5 responses so far ↓
1 yulian // Nov 2, 2006 at 3:00 pm
hmm, so in future,it will be easier to travel in Africa!
This is a good news:-)
2 Lao Lu // Nov 2, 2006 at 5:28 pm
If this is an indication of how sincere China’s intentions are, then Africa had better take a cautious approach with the Middle Kingdom.
http://chinadigitaltimes.net/2006/10/rioters_attack_chinese_after_zambian_poll_david_blair_1.php
3 Lemur // Nov 3, 2006 at 3:43 am
I agree with Yulian!:)
4 花崗齋之愚公 // Nov 3, 2006 at 8:24 am
@ Lao Lu,
That’s a great link. I missed the story. It seems that not all in Africa are welcoming the Chinese with open arms.
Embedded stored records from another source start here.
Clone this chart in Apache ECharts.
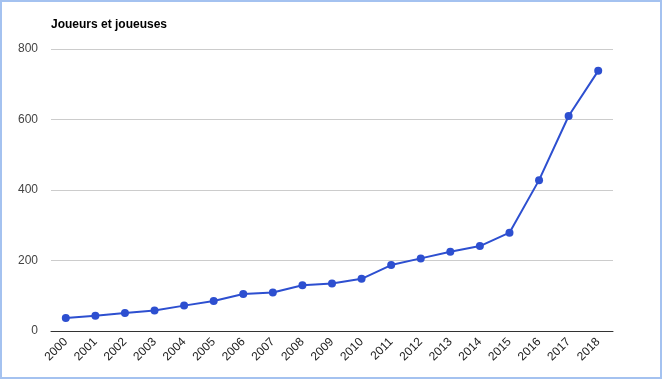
<!DOCTYPE html>
<html>
<head>
<meta charset="utf-8">
<script src="https://cdn.jsdelivr.net/npm/echarts@6/dist/echarts.min.js"></script>
<style>html,body{margin:0;padding:0;background:#fff}#c{width:663px;height:380px}</style>
</head>
<body>
<div id="c"></div>
<script>
const years = ['2000','2001','2002','2003','2004','2005','2006','2007','2008','2009','2010','2011','2012','2013','2014','2015','2016','2017','2018'];
const players = [37,43,51,58,72,85,105,109,130,135,148,187,206,225,241,279,428,610,738];
const yTicks = {min:0, max:800, interval:200};
const chart = echarts.init(document.getElementById('c'));
chart.setOption({
  animation:false,
  backgroundColor:'#fff',
  title:{text:'Joueurs et joueuses', left:46, top:14, textStyle:{fontFamily:'Liberation Sans, Arial', fontSize:12, fontWeight:'bold', color:'#000'}},
  graphic:[{type:'rect', shape:{x:1,y:1,width:660,height:377}, style:{fill:'none', stroke:'#a4c2f0', lineWidth:2}, z:100}],
  grid:{left:51, right:50, top:49, bottom:49},
  xAxis:{type:'category', data:years, boundaryGap:true,
    axisLine:{lineStyle:{color:'#333', width:1}}, axisTick:{show:false},
    axisLabel:{rotate:45, color:'#222', fontFamily:'Liberation Sans, Arial', fontSize:12, margin:9, interval:0}},
  yAxis:{type:'value', min:yTicks.min, max:yTicks.max, interval:yTicks.interval,
    axisLine:{show:false}, axisTick:{show:false},
    splitLine:{lineStyle:{color:'#ccc', width:1}},
    axisLabel:{color:'#444', fontFamily:'Liberation Sans, Arial', fontSize:12, margin:13, padding:[6,0,0,0]}},
  series:[{type:'line', data:players, symbol:'circle', symbolSize:8,
    lineStyle:{color:'#2d4fd0', width:2}, itemStyle:{color:'#2d4fd0'}}]
});
</script>
</body>
</html>
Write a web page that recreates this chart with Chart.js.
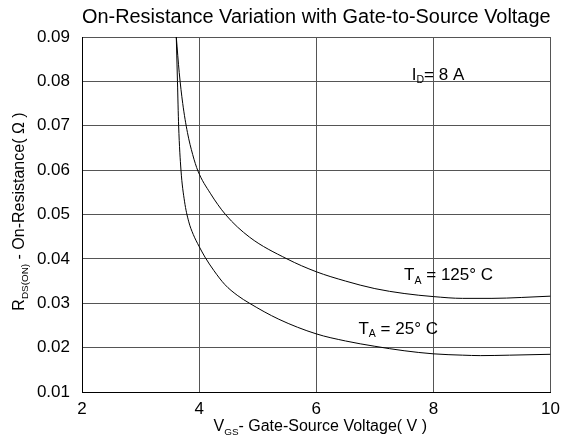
<!DOCTYPE html>
<html>
<head>
<meta charset="utf-8">
<script src="https://cdn.jsdelivr.net/npm/chart.js@4.4.0/dist/chart.umd.min.js"></script>
<style>
  html, body { margin: 0; padding: 0; background: #fff; }
  #wrap { width: 567px; height: 440px; }
</style>
</head>
<body>
<div id="wrap"><canvas id="myChart" width="567" height="440"></canvas></div>
<script>
// values
const vgs25  = [3.61, 3.63, 3.65, 3.69, 3.75, 3.82, 3.90, 4.0, 4.1, 4.25, 4.44, 4.65, 4.86, 5.36, 6.0, 6.5, 7.0, 7.5, 8.0, 8.5, 8.8, 9.3, 10];
const rds25  = [0.09, 0.08, 0.07, 0.06, 0.053, 0.0485, 0.0455, 0.0428, 0.0404, 0.0374, 0.0342, 0.0318, 0.030, 0.0264, 0.0231, 0.0215, 0.0203, 0.0193, 0.0186, 0.0183, 0.0182, 0.0183, 0.0185];
const vgs125 = [3.61, 3.66, 3.72, 3.80, 3.89, 3.98, 4.19, 4.45, 4.86, 5.5, 6.0, 6.5, 7.0, 7.5, 8.0, 8.5, 9.0, 9.5, 10];
const rds125 = [0.09, 0.082, 0.075, 0.0685, 0.0635, 0.0598, 0.0548, 0.05, 0.0449, 0.04, 0.0371, 0.035, 0.0333, 0.0322, 0.0315, 0.0311, 0.0311, 0.0313, 0.0316];

const xMin = 2, xMax = 10, xStep = 2;
const yMin = 0.01, yMax = 0.09, yStep = 0.01;

const FONT = "'Liberation Sans', Arial, sans-serif";

// text notes, anchored in data coordinates; [text, isSubscript]
const notes = [
  { x: 7.63, y: 0.0814, parts: [['I'], ['D', 1], ['= 8 A']] },
  { x: 7.5,  y: 0.0362, parts: [['T'], ['A', 1], [' = 125° C']] },
  { x: 6.72, y: 0.0242, parts: [['T'], ['A', 1], [' = 25° C']] }
];

function pts(xs, ys) {
  return xs.map((v, i) => ({ x: v, y: ys[i] }));
}

function drawRich(ctx, parts, x, y, size, align) {
  let w = 0;
  parts.forEach(p => {
    ctx.font = (p[1] ? size * 0.62 : size) + 'px ' + FONT;
    w += ctx.measureText(p[0]).width;
  });
  let cx = align === 'center' ? x - w / 2 : x;
  parts.forEach(p => {
    const s = p[1] ? size * 0.62 : size;
    ctx.font = s + 'px ' + FONT;
    ctx.fillText(p[0], cx, p[1] ? y + size * 0.3 : y);
    cx += ctx.measureText(p[0]).width;
  });
}

const textPlugin = {
  id: 'textPlugin',
  afterDraw(chart) {
    const { ctx, chartArea, scales } = chart;
    ctx.save();
    ctx.fillStyle = '#000';
    ctx.textBaseline = 'middle';
    ctx.textAlign = 'left';

    notes.forEach(n => {
      drawRich(ctx, n.parts, scales.x.getPixelForValue(n.x), scales.y.getPixelForValue(n.y), 17, 'left');
    });

    // x axis title
    drawRich(ctx, [['V'], ['GS', 1], ['- Gate-Source Voltage( V )']],
      (chartArea.left + chartArea.right) / 2 + 4, 427, 16, 'center');

    // y axis title
    ctx.translate(20, (chartArea.top + chartArea.bottom) / 2 - 3);
    ctx.rotate(-Math.PI / 2);
    drawRich(ctx, [['R'], ['DS(ON)', 1], [' - On-Resistance( Ω )']], 0, 0, 16, 'center');
    ctx.restore();
  }
};

const data = {
  datasets: [{
    label: 'TA = 25° C',
    data: pts(vgs25, rds25),
    borderColor: '#000',
    borderWidth: 1,
    pointRadius: 0,
    cubicInterpolationMode: 'monotone'
  }, {
    label: 'TA = 125° C',
    data: pts(vgs125, rds125),
    borderColor: '#000',
    borderWidth: 1,
    pointRadius: 0,
    cubicInterpolationMode: 'monotone'
  }]
};

const config = {
  type: 'line',
  data: data,
  options: {
    responsive: false,
    animation: false,
    layout: { padding: { left: 0, right: 16, top: 0, bottom: 0 } },
    plugins: {
      legend: { display: false },
      tooltip: { enabled: false },
      title: {
        display: true,
        text: 'On-Resistance Variation with Gate-to-Source Voltage',
        fullSize: false,
        color: '#000',
        font: { family: FONT, size: 20, weight: 'normal' },
        padding: { top: 5, bottom: 8 }
      }
    },
    scales: {
      x: {
        type: 'linear',
        min: xMin,
        max: xMax,
        afterFit: s => { s.height = 48; },
        ticks: { stepSize: xStep, color: '#000', padding: 7, font: { family: FONT, size: 17 } },
        grid: { color: '#555', drawTicks: false },
        border: { color: '#000' }
      },
      y: {
        min: yMin,
        max: yMax,
        afterFit: s => { s.width = 82; },
        ticks: {
          stepSize: yStep,
          color: '#000',
          padding: 12,
          font: { family: FONT, size: 17 },
          callback: v => v.toFixed(2)
        },
        grid: { color: '#555', drawTicks: false },
        border: { color: '#000' }
      }
    }
  },
  plugins: [textPlugin]
};

new Chart(document.getElementById('myChart'), config);
</script>
</body>
</html>
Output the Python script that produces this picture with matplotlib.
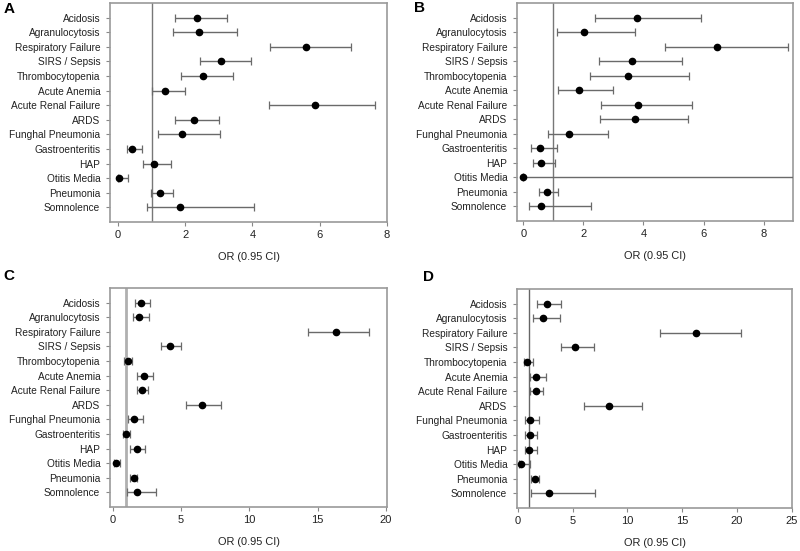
import matplotlib
matplotlib.use("Agg")
import matplotlib.pyplot as plt
import numpy as np

plt.rcParams['font.family'] = ['Liberation Sans', 'DejaVu Sans']

labels = ["Acidosis", "Agranulocytosis", "Respiratory Failure", "SIRS / Sepsis",
          "Thrombocytopenia", "Acute Anemia", "Acute Renal Failure", "ARDS",
          "Funghal Pneumonia", "Gastroenteritis", "HAP", "Otitis Media",
          "Pneumonia", "Somnolence"]

# panel A
or_a = [2.34, 2.40, 5.60, 3.08, 2.52, 1.40, 5.86, 2.27, 1.91, 0.43, 1.06, 0.04, 1.25, 1.85]
lo_a = [1.69, 1.63, 4.54, 2.44, 1.87, 1.01, 4.51, 1.69, 1.19, 0.27, 0.73, 0.00, 0.97, 0.85]
hi_a = [3.24, 3.55, 6.94, 3.97, 3.43, 1.98, 7.66, 3.02, 3.04, 0.70, 1.59, 0.30, 1.64, 4.06]

# panel B (Otitis Media upper bound runs off the axis)
or_b = [3.78, 2.01, 6.44, 3.62, 3.49, 1.87, 3.81, 3.73, 1.51, 0.56, 0.59, 0.00, 0.80, 0.60]
lo_b = [2.39, 1.11, 4.72, 2.51, 2.21, 1.17, 2.60, 2.57, 0.81, 0.26, 0.33, 0.00, 0.53, 0.20]
hi_b = [5.92, 3.72, 8.80, 5.28, 5.52, 2.97, 5.61, 5.47, 2.83, 1.12, 1.06, 15.0, 1.17, 2.26]

# panel C
or_c = [2.10, 1.95, 16.37, 4.20, 1.12, 2.32, 2.15, 6.51, 1.56, 0.98, 1.76, 0.27, 1.54, 1.80]
lo_c = [1.63, 1.46, 14.27, 3.54, 0.85, 1.80, 1.76, 5.37, 1.10, 0.73, 1.29, 0.10, 1.29, 1.05]
hi_c = [2.71, 2.66, 18.76, 4.98, 1.44, 2.98, 2.61, 7.93, 2.20, 1.27, 2.39, 0.54, 1.76, 3.20]

# panel D
or_d = [2.62, 2.25, 16.29, 5.18, 0.85, 1.64, 1.64, 8.34, 1.10, 1.10, 1.04, 0.27, 1.52, 2.86]
lo_d = [1.77, 1.34, 12.97, 3.93, 0.55, 1.07, 1.13, 6.06, 0.61, 0.64, 0.61, 0.08, 1.19, 1.16]
hi_d = [3.96, 3.87, 20.34, 6.97, 1.37, 2.56, 2.31, 11.36, 1.95, 1.77, 1.71, 1.10, 1.89, 7.06]

W, H = 800, 551
fig = plt.figure(figsize=(8, 5.51), dpi=100)

panels = [
    # letter, data, box (l, r, top, bottom in px), xlim, xticks, letter pos, ref line style
    ("A", (or_a, lo_a, hi_a), (110, 387, 3, 222), (-0.24, 8.01), [0, 2, 4, 6, 8], (9, 9), ("#777777", 1.0)),
    ("B", (or_b, lo_b, hi_b), (517, 793, 3, 221), (-0.21, 8.98), [0, 2, 4, 6, 8], (419, 8), ("#777777", 1.0)),
    ("C", (or_c, lo_c, hi_c), (110, 387, 288, 507), (-0.2, 20.07), [0, 5, 10, 15, 20], (9, 276), ("#b0b0b0", 2.0)),
    ("D", (or_d, lo_d, hi_d), (517, 792, 289, 508), (-0.08, 25.03), [0, 5, 10, 15, 20, 25], (428, 277), ("#666666", 1.0)),
]

ypos = np.arange(len(labels), 0, -1)

for letter, (orv, lo, hi), (l, r, t, b), xl, xt, (lx, ly), (rc, rw) in panels:
    ax = fig.add_axes([l / W, 1 - b / H, (r - l) / W, (b - t) / H])
    orv = np.array(orv)
    err = [orv - np.array(lo), np.array(hi) - orv]
    ax.axvline(1, color=rc, lw=rw, zorder=1)
    ax.errorbar(orv, ypos, xerr=err, fmt='o', color='black', ms=4.5,
                ecolor='#6a6a6a', elinewidth=1.0, capsize=2.8, capthick=0.9, zorder=3)
    ax.set_xlim(*xl)
    ax.set_ylim(0, len(labels) + 1)
    ax.set_yticks(ypos)
    ax.set_yticklabels(labels, fontsize=7.3, color='#222222')
    ax.set_xticks(xt)
    ax.set_xticklabels([str(v) for v in xt], fontsize=8.0, color='#222222')
    ax.tick_params(axis='both', length=3, width=0.8, color='#888888')
    ax.tick_params(axis='x', pad=3)
    ax.tick_params(axis='y', pad=4)
    for s in ax.spines.values():
        s.set_color('#9a9a9a')
        s.set_linewidth(1.2)
    ax.set_xlabel("OR (0.95 CI)", fontsize=7.9, color='#222222', labelpad=8.5)
    fig.text(lx / W, 1 - ly / H, letter, fontsize=11, fontweight='bold',
             ha='center', va='center')

fig.savefig("out.png", dpi=100)
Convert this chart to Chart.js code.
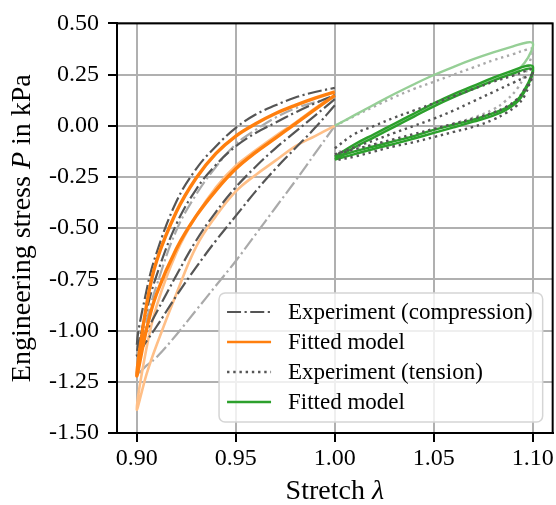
<!DOCTYPE html>
<html>
<head>
<meta charset="utf-8">
<script src="https://cdn.jsdelivr.net/npm/chart.js@4.4.1/dist/chart.umd.min.js"></script>
<style>
  html, body { margin: 0; padding: 0; background: #fff; }
  #wrap { width: 556px; height: 505px; }
</style>
</head>
<body>
<div id="wrap"><canvas id="stressChart"></canvas></div>
<script>
// ---- values ----
const xTicks = [0.90, 0.95, 1.00, 1.05, 1.10];
const yTicks = [-1.50, -1.25, -1.00, -0.75, -0.50, -0.25, 0.00, 0.25, 0.50];

// compression side, stretch grid 0.90 -> 1.00
const compX = [0.900, 0.905, 0.910, 0.920, 0.930, 0.940, 0.950, 0.960, 0.970, 0.980, 0.990, 1.000];
// experiment, first cycle (light)
const expFirstLoad   = [-1.21, -1.17, -1.13, -1.02, -0.90, -0.78, -0.66, -0.53, -0.40, -0.27, -0.135, 0.00];
const expFirstUnload = [-1.20, -0.95, -0.78, -0.51, -0.335, -0.20, -0.09, -0.02, 0.04, 0.085, 0.115, 0.14];
// experiment, later cycles (dark)
const expLoad1   = [-1.08, -1.00, -0.91, -0.73, -0.56, -0.42, -0.30, -0.20, -0.11, -0.03, 0.05, 0.13];
const expUnload1 = [-1.05, -0.80, -0.62, -0.37, -0.21, -0.10, -0.01, 0.055, 0.10, 0.138, 0.165, 0.185];
const expLoad2   = [-1.12, -1.05, -0.98, -0.83, -0.69, -0.56, -0.44, -0.32, -0.21, -0.11, -0.01, 0.10];
const expUnload2 = [-1.10, -0.90, -0.73, -0.48, -0.31, -0.19, -0.10, -0.035, 0.015, 0.065, 0.11, 0.15];
// fitted model (orange)
const fitFirstLoad   = [-1.385, -1.21, -1.07, -0.82, -0.59, -0.44, -0.32, -0.24, -0.17, -0.10, -0.05, 0.00];
const fitFirstUnload = [-1.385, -1.08, -0.88, -0.62, -0.44, -0.30, -0.195, -0.12, -0.05, 0.015, 0.085, 0.15];
const fitLoad   = [-1.22, -0.99, -0.82, -0.60, -0.44, -0.315, -0.21, -0.13, -0.06, 0.01, 0.08, 0.149];
const fitUnload = [-1.22, -0.87, -0.66, -0.42, -0.255, -0.135, -0.05, 0.01, 0.06, 0.10, 0.135, 0.166];

// tension side
const tensLoadX   = [1.000, 1.010, 1.020, 1.030, 1.040, 1.050, 1.060, 1.070, 1.080, 1.090, 1.097, 1.100];
const tensUnloadX = [1.100, 1.099, 1.096, 1.092, 1.086, 1.080, 1.070, 1.060, 1.050, 1.040, 1.030, 1.020, 1.010, 1.000];
// experiment (dotted)
const tenExpFirstLoad   = [0.00, 0.048, 0.095, 0.14, 0.18, 0.215, 0.25, 0.285, 0.32, 0.35, 0.372, 0.375];
const tenExpFirstUnload = [0.375, 0.33, 0.25, 0.18, 0.12, 0.08, 0.04, 0.01, -0.02, -0.048, -0.072, -0.094, -0.113, -0.13];
const tenExpLoad1   = [-0.11, -0.04, 0.00, 0.04, 0.075, 0.11, 0.145, 0.18, 0.215, 0.245, 0.27, 0.275];
const tenExpUnload1 = [0.275, 0.23, 0.15, 0.10, 0.06, 0.03, -0.005, -0.03, -0.055, -0.08, -0.10, -0.125, -0.15, -0.17];
const tenExpLoad2   = [-0.14, -0.105, -0.07, -0.035, 0.00, 0.035, 0.075, 0.12, 0.165, 0.21, 0.24, 0.245];
const tenExpUnload2 = [0.245, 0.22, 0.18, 0.13, 0.09, 0.065, 0.035, 0.01, -0.015, -0.04, -0.065, -0.09, -0.115, -0.14];
// fitted model (green)
const tenFitFirstLoad   = [0.00, 0.052, 0.104, 0.155, 0.203, 0.248, 0.288, 0.325, 0.358, 0.388, 0.407, 0.403];
const tenFitFirstUnload = [0.403, 0.36, 0.31, 0.27, 0.245, 0.225, 0.19, 0.15, 0.105, 0.055, 0.005, -0.045, -0.095, -0.15];
const tenFitLoad1   = [-0.15, -0.09, -0.04, 0.01, 0.06, 0.11, 0.155, 0.195, 0.235, 0.27, 0.293, 0.29];
const tenFitUnload1 = [0.28, 0.24, 0.18, 0.125, 0.085, 0.062, 0.03, 0.005, -0.02, -0.05, -0.075, -0.10, -0.125, -0.155];
const tenFitLoad2   = [-0.165, -0.105, -0.055, -0.005, 0.045, 0.095, 0.14, 0.18, 0.22, 0.255, 0.278, 0.275];
const tenFitUnload2 = [0.265, 0.23, 0.17, 0.115, 0.075, 0.05, 0.02, -0.008, -0.035, -0.062, -0.088, -0.112, -0.138, -0.165];

const legendLabels = ['Experiment (compression)', 'Fitted model', 'Experiment (tension)', 'Fitted model'];

// ---- styles ----
const FONT = '"Liberation Serif", "Times New Roman", serif';
const DARK = '#555555', LIGHT = '#aaaaaa';
const ORANGE = '#ff7f0e', ORANGE_LIGHT = '#ffbf87';
const GREEN = '#2ca02c', GREEN_LIGHT = '#96cf96';
const DASHDOT = [14, 3.5, 2.2, 3.5];
const DOTTED = [2.4, 3.8];

// compression: go down along the loading curve, come back along the unloading one
function compCycle(loadY, unloadY) {
    const down = compX.map((x, i) => ({ x: x, y: loadY[i] })).reverse();
    const up = compX.map((x, i) => ({ x: x, y: unloadY[i] })).slice(1);
    return down.concat(up);
}
function tensCycle(loadY, unloadY) {
    const up = tensLoadX.map((x, i) => ({ x: x, y: loadY[i] }));
    const down = tensUnloadX.map((x, i) => ({ x: x, y: unloadY[i] })).slice(1);
    return up.concat(down);
}
function line(data, color, width, dash, order) {
    return { data: data, borderColor: color, borderWidth: width, borderDash: dash || [],
             pointRadius: 0, fill: false, tension: 0.4, order: order };
}

const datasets = [
    line(compCycle(expFirstLoad, expFirstUnload), LIGHT, 2.2, DASHDOT, 20),
    line(compCycle(fitFirstLoad, fitFirstUnload), ORANGE_LIGHT, 2.6, null, 19),
    line(compCycle(expLoad1, expUnload1), DARK, 2.2, DASHDOT, 15),
    line(compCycle(expLoad2, expUnload2), DARK, 2.2, DASHDOT, 14),
    line(compCycle(fitLoad, fitUnload), ORANGE, 3.4, null, 10),
    line(tensCycle(tenExpFirstLoad, tenExpFirstUnload), LIGHT, 2.4, DOTTED, 18),
    line(tensCycle(tenFitFirstLoad, tenFitFirstUnload), GREEN_LIGHT, 2.4, null, 17),
    line(tensCycle(tenFitLoad1, tenFitUnload1), GREEN, 2.4, null, 12),
    line(tensCycle(tenFitLoad2, tenFitUnload2), GREEN, 2.4, null, 11),
    line(tensCycle(tenExpLoad1, tenExpUnload1), DARK, 2.4, DOTTED, 9),
    line(tensCycle(tenExpLoad2, tenExpUnload2), DARK, 2.4, DOTTED, 8),
];

const legendStyles = [
    { color: DARK, width: 2.2, dash: DASHDOT },
    { color: ORANGE, width: 2.6, dash: [] },
    { color: DARK, width: 2.4, dash: DOTTED },
    { color: GREEN, width: 2.6, dash: [] },
];

// frame, axis titles with italic symbols, and the legend inside the plot
const extras = {
    id: 'extras',
    afterDraw(chart) {
        const ctx = chart.ctx, a = chart.chartArea;
        ctx.save();
        ctx.strokeStyle = '#000';
        ctx.lineWidth = 2;
        ctx.setLineDash([]);
        ctx.strokeRect(a.left, a.top, a.right - a.left, a.bottom - a.top);

        // axis titles
        ctx.fillStyle = '#000';
        ctx.textBaseline = 'alphabetic';
        const drawParts = (parts, cx, cy) => {
            let total = 0;
            parts.forEach(p => { ctx.font = (p[1] ? 'italic ' : '') + '28px ' + FONT; total += ctx.measureText(p[0]).width; });
            let x = cx - total / 2;
            parts.forEach(p => {
                ctx.font = (p[1] ? 'italic ' : '') + '28px ' + FONT;
                ctx.fillText(p[0], x, cy);
                x += ctx.measureText(p[0]).width;
            });
        };
        drawParts([['Stretch ', false], ['\u03bb', true]], (a.left + a.right) / 2, 499);
        ctx.save();
        ctx.translate(30, (a.top + a.bottom) / 2);
        ctx.rotate(-Math.PI / 2);
        drawParts([['Engineering stress ', false], ['P', true], [' in kPa', false]], 0, 0);
        ctx.restore();

        // legend
        ctx.font = '23px ' + FONT;
        const textW = Math.max(...legendLabels.map(t => ctx.measureText(t).width));
        const w = textW + 79, h = 129;
        const x0 = a.right - 10 - w, y0 = a.bottom - 11 - h;
        ctx.beginPath();
        ctx.roundRect(x0, y0, w, h, 6);
        ctx.fillStyle = 'rgba(255,255,255,0.8)';
        ctx.fill();
        ctx.strokeStyle = '#d5d5d5';
        ctx.lineWidth = 1.5;
        ctx.stroke();
        ctx.textBaseline = 'middle';
        legendLabels.forEach((label, i) => {
            const cy = y0 + 19 + i * 30;
            const s = legendStyles[i];
            ctx.strokeStyle = s.color;
            ctx.lineWidth = s.width;
            ctx.setLineDash(s.dash);
            ctx.beginPath();
            ctx.moveTo(x0 + 8, cy);
            ctx.lineTo(x0 + 52, cy);
            ctx.stroke();
            ctx.setLineDash([]);
            ctx.fillStyle = '#000';
            ctx.fillText(label, x0 + 69, cy + 1);
        });
        ctx.restore();
    }
};

const ctx = document.getElementById('stressChart').getContext('2d');
const stressChart = new Chart(ctx, {
    type: 'line',
    data: { datasets: datasets },
    options: {
        responsive: true,
        maintainAspectRatio: false,
        animation: false,
        devicePixelRatio: 1,
        layout: { padding: { top: 21, right: 3, left: 0, bottom: 0 } },
        plugins: { legend: { display: false }, tooltip: { enabled: false } },
        scales: {
            x: {
                type: 'linear',
                min: 0.89,
                max: 1.11,
                afterBuildTicks: s => { s.ticks = xTicks.map(v => ({ value: v })); },
                afterFit: s => { s.height = 72; },
                ticks: {
                    color: '#000',
                    padding: 2,
                    maxRotation: 0,
                    font: { family: FONT, size: 24 },
                    callback: v => Number(v).toFixed(2)
                },
                grid: { color: '#b0b0b0', lineWidth: 2, tickColor: '#000', tickLength: 9, tickWidth: 2 },
                border: { color: '#000', width: 2 }
            },
            y: {
                min: -1.5,
                max: 0.5,
                afterBuildTicks: s => { s.ticks = yTicks.map(v => ({ value: v })); },
                afterFit: s => { s.width = 117; },
                ticks: {
                    color: '#000',
                    padding: 9,
                    font: { family: FONT, size: 24 },
                    callback: v => Number(v).toFixed(2)
                },
                grid: { color: '#b0b0b0', lineWidth: 2, tickColor: '#000', tickLength: 9, tickWidth: 2 },
                border: { color: '#000', width: 2 }
            }
        }
    },
    plugins: [extras]
});
</script>
</body>
</html>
5 bx // Nov 5, 2006 at 11:06 pm
By Ivan from Peking duck,
“What sickens me all the more about this, is that a hell of a lot of “Africans” (of the multitude of various peoples there) are far, far, far more civilised, more dignified, and better educated than the majority of Chinese.”
This comes after Ivan also once said that “middle class Russians can buy-off a majority of Chinese”.
Isn’t it amazing that people who complain about racism are such racists themselves.
It is also amazing (perhaps not?) that NO ONE AT THE PEKING DUCK picks him up on his obviously racist rant.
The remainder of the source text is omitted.